The US Congress struck a deal on Wednesday paving the way for the U.S. Senate to pass a bill as soon as this week to impose new sanctions on Russia and bar President Donald Trump from easing sanctions on Moscow without Congress' approval.
Earlier Wednesday, Russia warned it was edging closer to retaliation against Washington, after the House of Representatives backed new US sanctions on Moscow, while the European Union said the move might affect its energy security and it stood ready to act too.
"I am glad to announce that we have reached an agreement that will allow us to send sanctions legislation to the president's desk," Senator Bob Corker, the Republican chairman of the US Senate Foreign Relations Committee, said in a statement on Wednesday evening.
He said the Senate would move to approve sanctions on Russia and Iran that it originally passed in mid-June, as well as sanctions on North Korea developed by the House of Representatives and included in a bill the House passed overwhelmingly on Wednesday.
Before the latest agreement, some senators had objected to the North Korea measures and it had looked like the sanctions bill, already delayed since mid-June, could languish into September.
The House voted 419-3 on Tuesday to impose new sanctions on Moscow and force Mr Trump to obtain lawmakers' approval before easing any punitive measures on Russia.

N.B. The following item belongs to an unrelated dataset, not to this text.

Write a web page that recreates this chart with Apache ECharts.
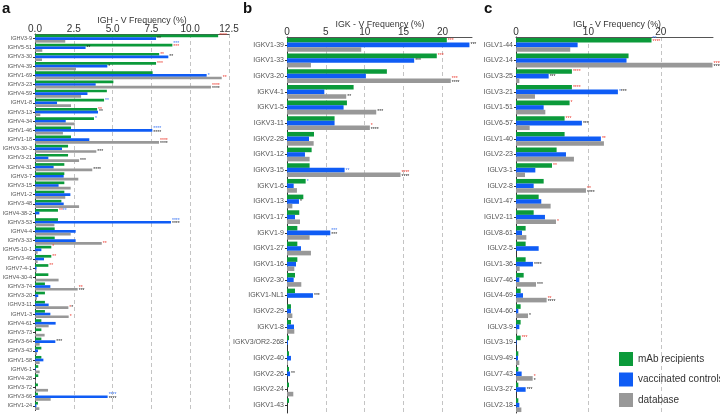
<!DOCTYPE html>
<html>
<head>
<meta charset="UTF-8">
<title>V gene frequency</title>
<script src="https://cdn.jsdelivr.net/npm/echarts@6/dist/echarts.min.js"></script>
<style>
	html, body { margin:0; padding:0; background:#fff; }
	#chart { width:720px; height:415px; }
</style>
</head>
<body>
<div id="chart"></div>
<script type="text/javascript">
	// panel a - IGH
	var ighGenes = ['IGHV3-9','IGHV5-51','IGHV3-30','IGHV4-39','IGHV1-69','IGHV3-23','IGHV4-59','IGHV1-8','IGHV3-13','IGHV4-34','IGHV1-46','IGHV1-18','IGHV3-30-3','IGHV3-21','IGHV4-31','IGHV3-7','IGHV3-15','IGHV1-2','IGHV3-48','IGHV4-38-2','IGHV3-53','IGHV4-4','IGHV3-33','IGHV5-10-1','IGHV3-49','IGHV7-4-1','IGHV4-30-4','IGHV3-74','IGHV3-20','IGHV3-11','IGHV1-3','IGHV4-61','IGHV3-73','IGHV3-64','IGHV3-43','IGHV1-58','IGHV6-1','IGHV4-28','IGHV3-72','IGHV3-66','IGHV1-24'];
	var ighMab = [11.8,8.85,8.0,7.8,7.58,5.05,4.63,4.45,4.0,3.8,2.32,2.32,2.13,2.13,1.89,1.89,1.89,1.89,1.7,1.48,1.48,1.27,1.27,1.05,1.05,0.86,0.86,0.64,0.64,0.64,0.64,0.41,0.41,0.41,0.41,0.41,0.21,0.21,0.19,0.19,0.19];
	var ighVac = [7.8,3.26,8.59,4.66,11.06,3.91,3.38,1.42,4.06,1.98,7.56,3.5,1.74,0.86,1.2,1.85,1.52,2.28,1.85,0.28,8.76,2.62,2.62,0.41,0.58,0.1,0,0.99,0.21,0.88,0.99,1.33,0,1.31,0.19,0.54,0.05,0,0,4.68,0.09];
	var ighDb = [1.95,0.47,0.45,2.64,12.03,11.34,2.97,2.32,0.34,2.56,1.8,7.99,3.95,2.84,3.69,2.79,2.3,1.95,2.84,0,1.25,2.3,4.3,0.17,0.17,0.1,1.52,2.75,0.13,2.15,2.17,0.88,0.62,0.3,0.13,0.3,0.3,0.05,0.84,1.01,0.28];
	var ighStarsMab = [[0,'{r|****}'],[1,'{b|***}\n{r|***}'],[2,'{r|**}'],[3,'{r|***}'],[7,'{b|**}'],[8,'{r|**}'],[9,'{b|*}'],[19,'{r|**}{b|**}'],[23,'{r|*}'],[24,'{r|**}'],[25,'{r|**}']];
	var ighStarsVac = [[0,'{k|**}'],[1,'{k|**}'],[2,'{k|**}'],[3,'{k|*}'],[4,'{b|*}'],[8,'{k|**}'],[10,'{b|****}\n{k|****}'],[20,'{b|****}\n{k|****}'],[33,'{k|***}'],[39,'{b|****}\n{k|****}']];
	var ighStarsDb = [[4,'{r|**}'],[5,'{r|****}\n{k|****}'],[11,'{r|****}\n{k|****}'],[12,'{k|***}'],[13,'{k|***}'],[14,'{k|****}'],[22,'{r|**}'],[27,'{r|**}\n{k|***}'],[29,'{r|*}{k|*}'],[30,'{r|*}']];

	// panel b - IGK
	var igkGenes = ['IGKV1-39','IGKV1-33','IGKV3-20','IGKV4-1','IGKV1-5','IGKV3-11','IGKV2-28','IGKV1-12','IGKV3-15','IGKV1-6','IGKV1-13','IGKV1-17','IGKV1-9','IGKV1-27','IGKV1-16','IGKV2-30','IGKV1-NL1','IGKV2-29','IGKV1-8','IGKV3/OR2-268','IGKV2-40','IGKV2-26','IGKV2-24','IGKV1-43'];
	var igkMab = [20.56,19.27,12.85,8.57,7.71,6.12,3.47,3.17,2.91,2.4,2.1,1.58,1.33,1.33,1.33,1.03,1.03,0.51,0.51,0.26,0.26,0.26,0.26,0.26];
	var igkVac = [23.47,16.36,10.15,4.8,7.28,6.12,2.83,2.31,7.41,0.86,1.54,1.03,5.57,1.8,1.16,0.86,3.34,0.51,0.9,0.13,0.51,0.39,0,0];
	var igkDb = [9.55,3.08,21.07,7.62,11.48,10.66,3.43,2.91,14.6,1.28,0.69,1.67,2.91,3.08,0.94,1.84,0,0.69,0.94,0,0.13,0,0.81,0];
	var igkStarsMab = [[0,'{r|***}'],[1,'{r|***}'],[9,'{b|*}']];
	var igkStarsVac = [[0,'{k|***}'],[1,'{k|***}'],[8,'{b|**}'],[10,'{k|*}'],[12,'{b|***}\n{k|***}'],[16,'{k|***}'],[21,'{k|**}']];
	var igkStarsDb = [[2,'{r|***}\n{k|****}'],[3,'{k|**}'],[4,'{k|***}'],[5,'{r|*}\n{k|****}'],[8,'{r|****}\n{k|****}']];

	// panel c - IGL
	var iglGenes = ['IGLV1-44','IGLV2-14','IGLV3-25','IGLV3-21','IGLV1-51','IGLV6-57','IGLV1-40','IGLV2-23','IGLV3-1','IGLV2-8','IGLV1-47','IGLV2-11','IGLV8-61','IGLV2-5','IGLV1-36','IGLV7-46','IGLV4-69','IGLV4-60','IGLV3-9','IGLV3-19','IGLV9-49','IGLV7-43','IGLV3-27','IGLV2-18'];
	var iglMab = [18.71,15.54,7.72,7.72,7.4,6.71,6.71,5.61,4.97,3.82,3.13,2.44,1.33,1.33,1.33,1.06,0.64,0.64,0.64,0.64,0.32,0.32,0.32,0.32];
	var iglVac = [8.51,15.26,4.51,14.07,3.82,9.1,11.72,6.9,2.67,2.44,3.49,4.0,0.83,3.13,2.34,0.46,0.97,0.32,0.46,0.09,0.28,0.78,1.33,0.46];
	var iglDb = [7.49,27.13,0.46,2.62,4.05,1.89,12.14,8.0,1.24,9.66,4.78,5.52,1.43,0,0.51,2.76,4.23,1.66,0.18,0,0.46,2.3,0,0.74];
	var iglStarsMab = [[0,'{b|**}\n{r|****}'],[2,'{r|****}'],[3,'{r|****}'],[4,'{r|*}'],[5,'{r|***}'],[8,'{r|**}'],[19,'{r|***}']];
	var iglStarsVac = [[2,'{k|***}'],[3,'{b|*}{k|***}'],[5,'{k|***}'],[6,'{r|**}'],[14,'{k|****}'],[22,'{k|***}']];
	var iglStarsDb = [[1,'{r|****}\n{k|****}'],[9,'{r|**}\n{k|****}'],[11,'{r|*}'],[15,'{k|***}'],[16,'{r|**}\n{k|****}'],[17,'{k|*}'],[21,'{r|*}\n{k|*}']];

	var seriesNames = ['mAb recipients', 'vaccinated controls', 'database'];
	var colors = ['#0b9a3a', '#0f5cf5', '#989898'];
	var fontFamily = '"Liberation Sans Narrow", "Arial Narrow", "Liberation Sans", Arial, sans-serif';

	var chart = echarts.init(document.getElementById('chart'));

	function starLabels(values, stars)
	{
		var data = [];
		var map = {};
		for (var i = 0; i < stars.length; i++) map[stars[i][0]] = stars[i][1];
		for (var j = 0; j < values.length; j++)
		{
			data.push({
				value: values[j],
				label: { show: !!map[j], formatter: map[j] || '' }
			});
		}
		return data;
	}

	function barSeries(idx, name, values, stars, color)
	{
		return {
			type: 'bar',
			name: name,
			xAxisIndex: idx,
			yAxisIndex: idx,
			data: starLabels(values, stars),
			itemStyle: { color: color },
			barGap: '0%',
			barCategoryGap: '12%',
			label: {
				position: 'right',
				distance: 1,
				fontSize: 5,
				lineHeight: 3.5,
				rich: {
					r: { color: '#ec3a2e', fontSize: 5, lineHeight: 3.5 },
					k: { color: '#222', fontSize: 5, lineHeight: 3.5 },
					b: { color: '#3a74f2', fontSize: 5, lineHeight: 3.5 }
				}
			},
			silent: true,
			animation: false
		};
	}

	function xAxisOf(idx, max, interval, labelFmt)
	{
		return {
			type: 'value',
			gridIndex: idx,
			position: 'top',
			min: 0,
			max: max,
			interval: interval,
			axisLine: { show: true, lineStyle: { color: '#555', width: 1 } },
			axisTick: { show: false },
			axisLabel: { fontSize: 10, color: '#333', margin: 0, fontFamily: fontFamily, formatter: labelFmt, showMaxLabel: max % interval === 0, alignMinLabel: 'center', alignMaxLabel: 'center' },
			splitLine: { show: true, showMinLine: false, showMaxLine: max % interval === 0, lineStyle: { color: '#c4c4c4', type: [4, 3], width: 1 } }
		};
	}

	function yAxisOf(idx, names, fontSize, margin)
	{
		return {
			type: 'category',
			gridIndex: idx,
			inverse: true,
			data: names,
			axisLine: { show: true, lineStyle: { color: '#333', width: 1 } },
			axisTick: { show: true, alignWithLabel: true, length: 2, lineStyle: { color: '#333' } },
			axisLabel: { interval: 0, fontSize: fontSize, color: '#555', margin: margin, fontFamily: fontFamily }
		};
	}

	function titleOf(text, left, top, size, bold, align)
	{
		return {
			text: text, left: left, top: top, padding: 0, textAlign: align,
			textStyle: { fontSize: size, fontWeight: bold ? 'bold' : 'normal', color: bold ? '#111' : '#333', fontFamily: bold ? '"Liberation Sans", Arial, sans-serif' : fontFamily }
		};
	}

	var option =
	{
		textStyle: { fontFamily: fontFamily },
		title: [
			titleOf('a', 2, 1, 15, true, 'left'),
			titleOf('b', 243, 1, 15, true, 'left'),
			titleOf('c', 484, 1, 15, true, 'left'),
			titleOf('IGH - V Frequency (%)', 142, 16, 8.8, false, 'center'),
			titleOf('IGK - V Frequency (%)', 380, 20, 8.8, false, 'center'),
			titleOf('IGL - V Frequency (%)', 617, 20, 8.8, false, 'center')
		],
		legend: {
			orient: 'vertical',
			left: 619,
			top: 352,
			padding: 0,
			itemWidth: 14,
			itemHeight: 14,
			itemGap: 6.5,
			icon: 'rect',
			data: seriesNames,
			textStyle: { fontSize: 10, color: '#333', fontFamily: fontFamily }
		},
		grid: [
			{ left: 35, right: 491, top: 34, bottom: 4.5, outerBoundsMode: 'none', containLabel: false },
			{ left: 287, right: 248, top: 37, bottom: 2, outerBoundsMode: 'none', containLabel: false },
			{ left: 516, right: 7, top: 37, bottom: 2, outerBoundsMode: 'none', containLabel: false }
		],
		xAxis: [
			xAxisOf(0, 12.5, 2.5, function(v) { return v.toFixed(1); }),
			xAxisOf(1, 23.8, 5, function(v) { return v; }),
			xAxisOf(2, 27.2, 10, function(v) { return v; })
		],
		yAxis: [
			yAxisOf(0, ighGenes, 5.5, 3),
			yAxisOf(1, igkGenes, 7, 3),
			yAxisOf(2, iglGenes, 7, 3)
		],
		series: [
			barSeries(0, seriesNames[0], ighMab, ighStarsMab, colors[0]),
			barSeries(0, seriesNames[1], ighVac, ighStarsVac, colors[1]),
			barSeries(0, seriesNames[2], ighDb, ighStarsDb, colors[2]),
			barSeries(1, seriesNames[0], igkMab, igkStarsMab, colors[0]),
			barSeries(1, seriesNames[1], igkVac, igkStarsVac, colors[1]),
			barSeries(1, seriesNames[2], igkDb, igkStarsDb, colors[2]),
			barSeries(2, seriesNames[0], iglMab, iglStarsMab, colors[0]),
			barSeries(2, seriesNames[1], iglVac, iglStarsVac, colors[1]),
			barSeries(2, seriesNames[2], iglDb, iglStarsDb, colors[2])
		]
	};
	chart.setOption(option);
</script>
</body>
</html>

If the bill passes the Senate as expected, it would be sent to the White House for Mr Trump to sign into law or veto. It is, however, expected to garner enough support to override a Trump veto.
Most White House watchers believe Mr Trump will reluctantly sign off on the new sanctions, given deep support for them among US lawmakers and his desire to avoid being accused of being soft on Moscow.
Representative Ed Royce, the Republican chairman of the House Foreign Affairs Committee, said Mr Trump would have little choice. The Senate passed a version of the legislation, without the North Korea sanctions, on June 15 by 98-2.
'Sad news for Russia-US ties'
The issue has rattled Russia, which fears that its economy, weakened by 2014 Western sanctions imposed over its role in the Ukraine crisis, will now find it harder to recover and grow. Foreign investors could be scared off.
"This is rather sad news from the point of view of Russia-US ties," Dmitry Peskov, a Kremlin spokesman, said following Tuesday's vote in the House. "We are talking about an extremely unfriendly act."
He said Russian President Vladimir Putin would decide if and how Moscow would retaliate once the sanctions became law. Russia's deputy foreign minister warned the move was taking bilateral relations into uncharted waters, killing off hopes of improving them in the near future.
A senator in Russia's upper house of parliament, Alexei Pushkov, said on Twitter that he believes Mr Trump will sign the law because "he's a prisoner of Congress and anti-Russian hysteria." The sanctions are "a new stage of confrontation," he added.
Mr Trump, whose presidency has been embroiled in a distracting dispute over his associates' alleged ties to Moscow, is on the defensive over accusations Russia helped elect him last year. He has said he wants to mend relations with Russia that are languishing at a post-Cold War low.
Mr Trump had denied that there was any collusion between his campaign and Russia.
The Kremlin's alleged interference in the 2016 U.S. presidential election is one reason lawmakers have pushed for the new sanctions.
The Senate's original bill focused on Iran sanctions that were modelled after executive orders from previous administrations. The Russia part was later added in an amendment, and includes sanctions on a range of industries.
Concern for EU energy
The European Union frets that new US restrictions could pose obstacles to its companies doing business with Russia and threaten the bloc's energy supply lines.
Several provisions target Russian energy, with new limits on US investment in Russian companies. US firms also would be barred from participating in energy exploration projects where Russian firms have a stake of 33 per cent or higher.
The bill includes sanctions on foreign firms investing in or helping Russian energy exploration, although the president could waive those sanctions.
The bill would give the Trump administration the option of imposing sanctions on firms helping develop Russian export pipelines, such as the Nord Stream 2 pipeline carrying natural gas to Europe, in which German companies are involved.
In a concession to allies, those sanctions are optional, not mandatory.
The European Commission said a number of EU concerns had been taken into account in the most recent version of the bill, but said it could lead to sanctions on any company, including European, that worked on Russian energy export pipelines.
In Brussels, European Commission President Jean-Claude Juncker said the EU was ready to act "within a matter of days" if it felt the new US sanctions undermined the bloc's energy security.